Along with conflicts over Internet freedom and nuclear negotiations, the President is also facing the conservative-led Parliament’s attacks over his government. After conflicts over cabinet appointments, on August 20th the Parliament successfully impeached the Minister of Science, Research and Technology Faraji-Dana. With this move, the most conservative elements in Parliament have had a significant political impact. Faraji-Dana was particularly popular among academics thanks to his efforts for de-securitising and revitalising Iran’s universities, in accord with Rouhani’s stance on academic freedom. Moreover, Faraji-Dana brought back to universities the so-called ‘starred’ students and professors, namely those who were expelled because of their political views expressed during and after the highly-contested 2009 presidential election. The Minister’s impeachment was criticised by relevant political personalities backing Rouhani’s administration. The factional conflict is however ongoing as the first vice-president declared that the government’s investigation over the handling of student scholarships will continue despite the Minister’s impeachment, in a bid of unveiling the politically motivated management of grants in favour of conservative students and to the detriment of reformist ones during Ahmadinejad’s mandates.

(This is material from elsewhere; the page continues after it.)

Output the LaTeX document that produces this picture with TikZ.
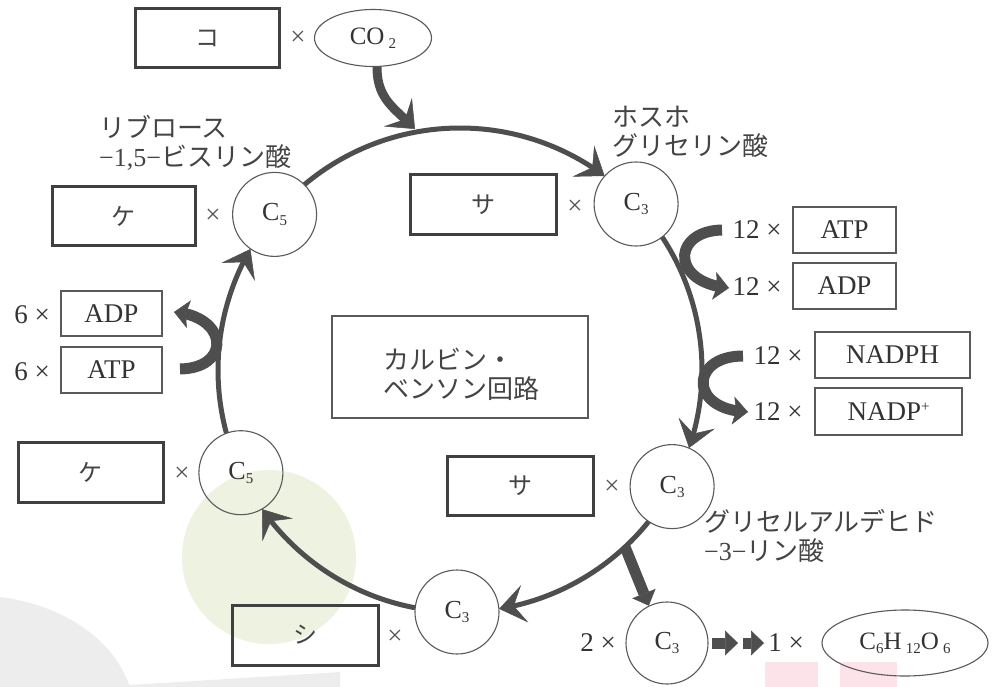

Despite the relevance of the ongoing struggle between the moderate administration and the conservative establishment, this is ‘politics as usual’ in the Islamic Republic of Iran. Indeed, neither impeachments of moderate ministers nor attacks on moderate presidents are breaking-news in the country. Not only is the conflict between moderate reformists and conservative not a novelty, but also the fact those factional groups are proxies of the President and the Supreme Leader does not constitute any surprise. Indeed the contraposition between Khamenei and Rouhani mirrors previous President vs Leader contrappositions, and therefore is in continuity with the political and historical trajectory since 1979.